ATSDR’s report showed “the potential exists for pig launching activities to result in unhealthy exposures in adjacent residential locations,” according to the letter, which also accused officials of “failing to address these health and safety concerns.”

MarkWest is owned by MPLX, a subsidiary of Marathon Petroleum Corp. Marathon spokesman Jamal Kheiry said in an email that “data from that location and that of other locations in the area – including data generated as part of a review of launcher and receiver operations initiated by the U.S. EPA, as well as data from sites monitored in real time by ATSDR – conclusively demonstrate that there is not a public health or environmental concern associated with these operations.”

Among other concerns, Ries also pointed to “traffic-control sites” where trucks would be able to stop or assemble “during their course of travel to an oil and gas development” under the proposed zoning changes. Ries argued this provision may lead to trucks violating restrictions on diesel idling, as well as “bring the nuisance repeatedly to the same sites.”

The new provisions would also allow “tank pads” for above-ground fluid storage containers as new development or on existing well pads. Ries called those provisions “concerning and problematic. He argued operators would need a permit from the state Department of Environmental Protection if they use those facilities to process wastewater.

“These facilities belong in an industrial zoned area and not in agricultural or residential,” his letter continued.

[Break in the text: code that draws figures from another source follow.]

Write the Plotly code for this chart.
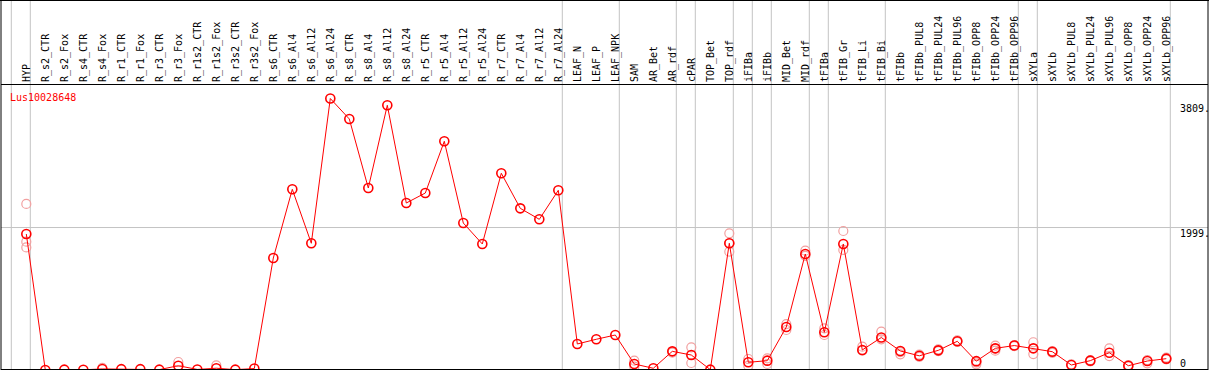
import plotly.graph_objects as go

categories = [
    "HYP", "R_s2_CTR", "R_s2_Fox", "R_s4_CTR", "R_s4_Fox", "R_r1_CTR", "R_r1_Fox",
    "R_r3_CTR", "R_r3_Fox", "R_r1s2_CTR", "R_r1s2_Fox", "R_r3s2_CTR", "R_r3s2_Fox",
    "R_s6_CTR", "R_s6_Al4", "R_s6_Al12", "R_s6_Al24", "R_s8_CTR", "R_s8_Al4",
    "R_s8_Al12", "R_s8_Al24", "R_r5_CTR", "R_r5_Al4", "R_r5_Al12", "R_r5_Al24",
    "R_r7_CTR", "R_r7_Al4", "R_r7_Al12", "R_r7_Al24", "LEAF_N", "LEAF_P", "LEAF_NPK",
    "SAM", "AR_Bet", "AR_rdf", "cPAR", "TOP_Bet", "TOP_rdf", "iFIBa", "iFIBb",
    "MID_Bet", "MID_rdf", "tFIBa", "tFIB_Gr", "tFIB_Li", "tFIB_Bi", "tFIBb",
    "tFIBb_PUL8", "tFIBb_PUL24", "tFIBb_PUL96", "tFIBb_OPP8", "tFIBb_OPP24",
    "tFIBb_OPP96", "sXYLa", "sXYLb", "sXYLb_PUL8", "sXYLb_PUL24", "sXYLb_PUL96",
    "sXYLb_OPP8", "sXYLb_OPP24", "sXYLb_OPP96",
]

means = [
    1908, 0, 5, 3, 15, 12, 12, 5, 60, 8, 25, 5, 20,
    1571, 2535, 1778, 3809, 3522, 2553, 3714, 2343, 2483, 3209, 2062, 1768,
    2760, 2268, 2114, 2521, 365, 431, 491,
    84, 24, 262, 210, 5, 1778, 108, 131,
    603, 1627, 529, 1768, 281, 456, 267,
    199, 276, 403, 124, 304, 343,
    304, 257, 70, 131, 243, 60, 126, 159,
]

N = None
rep1 = [
    2330, N, N, N, 30, N, N, N, 112, N, 66, N, N,
    N, N, N, N, N, N, N, N, N, N, N, N,
    N, N, N, N, N, N, N,
    131, N, 243, 318, N, 1918, 154, 164,
    645, 1674, 585, 1950, 327, 537, 220,
    215, 290, 415, 80, 341, 350,
    389, 265, 80, 140, 304, 70, 94, 175,
]
rep2 = [
    1800, N, N, N, N, N, N, N, N, N, N, N, N,
    N, N, N, N, N, N, N, N, N, N, N, N,
    N, N, N, N, N, N, N,
    46, N, N, 98, N, 1660, 60, 84,
    561, 1600, 491, 1684, 270, 430, 250,
    185, 265, 395, 105, 271, 336,
    224, 240, N, 120, 196, 50, 140, 150,
]
rep3 = [
    1720, N, N, N, N, N, N, N, N, N, N, N, N,
    N, N, N, N, N, N, N, N, N, N, N, N,
    N, N, N, N, N, N, N,
    N, N, N, N, N, 1778, N, N,
    N, N, N, N, N, N, N,
    N, N, N, N, 300, N,
    N, N, N, N, N, N, N, N,
]

# group separators (drawn just after these category indices)
separator_after = [-1, 0, 28, 31, 34, 35, 37, 38, 39, 41, 42, 45, 52, 53, 60]

gene = "Lus10028648"
ytick_vals = [3809, 1999, 0]
ytick_text = ["3809.", "1999.", "0"]
ytick_shift = [-2, 2, 14]

W, H = 1209, 370
ML, MR, MT, MB = 1, 1, 85, 0
PW, PH = W - ML - MR, H - MT - MB
X0 = -1.332
XPX = 19.0
Y_PER_PX = 14.03
GRAY = "#c4c4c4"
MONO = "DejaVu Sans Mono"

xs = list(range(len(categories)))

fig = go.Figure()
for reps in (rep1, rep2, rep3):
    fig.add_trace(go.Scatter(
        x=xs, y=reps, mode="markers", cliponaxis=False, hoverinfo="skip",
        marker=dict(symbol="circle-open", size=9, color="#f2a0a0", line=dict(width=1.2)),
    ))
fig.add_trace(go.Scatter(
    x=xs, y=means, mode="lines+markers", cliponaxis=False,
    line=dict(color="#ff0000", width=1),
    marker=dict(symbol="circle-open", size=9, color="#ff0000", line=dict(width=1.6)),
))

shapes = []
top_paper = (H - 0.5) / PH
for s in separator_after:
    shapes.append(dict(type="line", xref="x", yref="paper", x0=s + 0.21, x1=s + 0.21,
                       y0=0, y1=top_paper, line=dict(color=GRAY, width=1), layer="below"))
shapes.append(dict(type="line", xref="paper", yref="y", x0=0, x1=1, y0=1999, y1=1999,
                   line=dict(color=GRAY, width=1), layer="below"))
# frame
blk = dict(color="black", width=1)
shapes += [
    dict(type="line", xref="paper", yref="paper", x0=-1 / PW, x1=1 + 1 / PW, y0=top_paper, y1=top_paper, line=blk),
    dict(type="line", xref="paper", yref="paper", x0=0, x1=0, y0=0, y1=top_paper, line=blk),
    dict(type="line", xref="paper", yref="paper", x0=1, x1=1, y0=0, y1=top_paper, line=blk),
    dict(type="line", xref="paper", yref="paper", x0=0, x1=1, y0=0.5 / PH, y1=0.5 / PH, line=blk),
]

annotations = [dict(
    text=gene, xref="paper", yref="paper", x=(8 - ML) / PW, y=(H - 90) / PH,
    xanchor="left", yanchor="top", showarrow=False,
    font=dict(family=MONO, size=10, color="#ff0000"),
)]
for v, t, sh in zip(ytick_vals, ytick_text, ytick_shift):
    annotations.append(dict(
        text=t, xref="paper", yref="y", x=(1177.7 - ML) / PW, y=v, yshift=sh,
        xanchor="left", yanchor="top", showarrow=False,
        font=dict(family=MONO, size=10, color="black"),
    ))

fig.update_layout(
    width=W, height=H, template="none",
    margin=dict(l=ML, r=MR, t=MT, b=MB, pad=0),
    paper_bgcolor="white", plot_bgcolor="white", showlegend=False,
    xaxis=dict(range=[X0, X0 + PW / XPX], side="top", tickmode="array",
               tickvals=xs, ticktext=categories, tickangle=-90, ticks="",
               tickfont=dict(family=MONO, size=10, color="black"),
               showgrid=False, zeroline=False, showline=True, linecolor="black",
               linewidth=1, automargin=False),
    yaxis=dict(range=[0, PH * Y_PER_PX], showticklabels=False, showgrid=False,
               zeroline=False, showline=False, automargin=False, ticks=""),
    shapes=shapes, annotations=annotations,
)

fig.write_html(
    "out.html",
    config={"displayModeBar": False},
    post_script="document.body.style.margin='0';document.body.style.overflow='hidden';",
)
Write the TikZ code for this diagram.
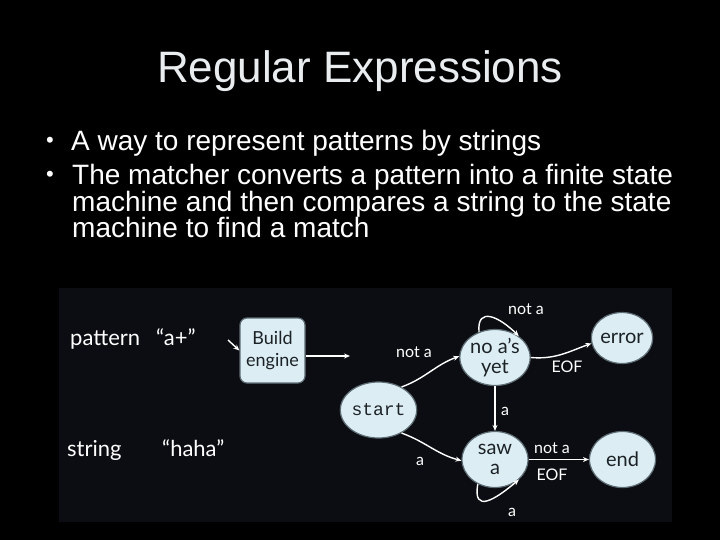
\documentclass[tikz,border=0pt]{standalone}
\usepackage{fontspec}
\setmainfont{Liberation Sans}
\setmonofont{Liberation Mono}
\newfontfamily\diagfont{Lato}
\usetikzlibrary{arrows.meta,shapes.geometric}

\definecolor{panelbg}{HTML}{0B0D12}
\definecolor{titlegray}{HTML}{E9EDF0}
\definecolor{statefill}{HTML}{DCEEF4}
\definecolor{stateedge}{HTML}{5E6C74}
\definecolor{statetext}{HTML}{1C2226}

\begin{document}
\begin{tikzpicture}[
  x=1pt, y=-1pt,
  >={Stealth[length=6pt,width=5pt]},
  fsm/.style={ellipse, draw=stateedge, line width=1.2pt, fill=statefill, text=statetext, minimum width=66pt, minimum height=56pt, inner sep=0pt, align=center, font=\diagfont\fontsize{20}{20}\selectfont},
  enginebox/.style={rectangle, rounded corners=7pt, draw=stateedge, line width=1.2pt, fill=statefill, text=statetext, minimum width=65pt, minimum height=65pt, inner sep=0pt, align=center, font=\diagfont\fontsize{18}{22}\selectfont},
  trans/.style={->, white, line width=1.4pt},
  lbl/.style={text=white, inner sep=0pt, font=\diagfont\fontsize{16}{17}\selectfont},
  side/.style={text=white, inner sep=0pt, font=\diagfont\fontsize{22}{22}\selectfont},
  bullettext/.style={text=white, inner sep=0pt, align=left, font=\fontsize{28}{26.5}\selectfont}
]
\useasboundingbox[fill=black] (0,0) rectangle (720,540);

% Title and bullets
\node[anchor=base, text=titlegray, inner sep=0pt, font=\fontsize{44}{50}\selectfont] (title) at (360,83) {Regular Expressions};
\node[bullettext, anchor=center, font=\fontsize{22}{22}\selectfont] (dot1) at (50,142) {•};
\node[bullettext, anchor=base west] (item1) at (71,151) {A way to represent patterns by strings};
\node[bullettext, anchor=center, font=\fontsize{22}{22}\selectfont] (dot2) at (50,176) {•};
\node[bullettext, anchor=north west] (item2) at (72,164.5) {The matcher converts a pattern into a finite state\\machine and then compares a string to the state\\machine to find a match};

% Diagram panel
\fill[panelbg] (59,288) rectangle (672,522);

% Inputs
\node[side, anchor=base west] (patlbl) at (70,345) {pattern};
\node[side, anchor=base west] (patval) at (156,345) {“a+”};
\node[side, anchor=base west] (strlbl) at (67,456) {string};
\node[side, anchor=base west] (strval) at (162,456) {“haha”};

% Engine
\node[enginebox] (build) at (272.5,350.5) {Build\\engine};
\coordinate (pin) at (228,340);
\coordinate (feed) at (350,356);

% States
\node[fsm, minimum width=63pt, font=\ttfamily\fontsize{18}{18}\selectfont] (start) at (378.5,410) {start};
\node[fsm] (noas) at (495,357.5) {no a’s\\yet};
\node[fsm] (saw) at (495,459.5) {saw\\a};
\node[fsm, minimum width=61pt, minimum height=51pt] (error) at (622,338) {error};
\node[fsm] (end) at (622.5,459.5) {end};

% Labels
\node[lbl] (l_startno) at (414,352) {not a};
\node[lbl] (l_startsaw) at (420,461) {a};
\node[lbl] (l_noloop) at (526,309) {not a};
\node[lbl] (l_eof1) at (567,367) {EOF};
\node[lbl] (l_nosaw) at (505,411) {a};
\node[lbl] (l_notend) at (552,448) {not a};
\node[lbl] (l_eof2) at (552,475) {EOF};
\node[lbl] (l_sawloop) at (512,512) {a};

% Connections
\draw[trans] (pin) -- (build.west);
\draw[trans] (build.east |- feed) -- (feed);

\draw[trans] (start.45) to[out=20,in=200] (noas.178);
\draw[trans] (start.-45) to[out=-20,in=165] (saw.182);
\draw[trans] (noas.122) to[out=95,in=135,looseness=1.7] (noas.42);
\draw[trans] (noas.east) to[out=-5,in=200] (error.190);
\draw[trans] (noas) -- (saw);
\draw[trans] (saw) -- (end);
\draw[trans] (saw.235) to[out=-100,in=-140,looseness=1.9] (saw.-40);

\end{tikzpicture}
\end{document}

Ries didn’t attend the meeting. In his letter, he urged officials to review ATSDR’s research, a state Supreme Court decision which last year broadened the interpretation of a section of the state constitution known as the Environmental Rights Amendment and the Washington County, among other materials, before taking action on the proposal.

One of Ries’ clients, Cathy Lodge of Robinson Township, asked McDermott about the decision to table the proposal during a short discussion following the vote.

“I was hopeful that you would consider adding some more protective measures for residents” she said of the proposal.

McDermott said the board had already decided what would be in the ordinance and pointed to the review process that also included the planning commission.

“This is simply a logistical recommendation on my part,” he added.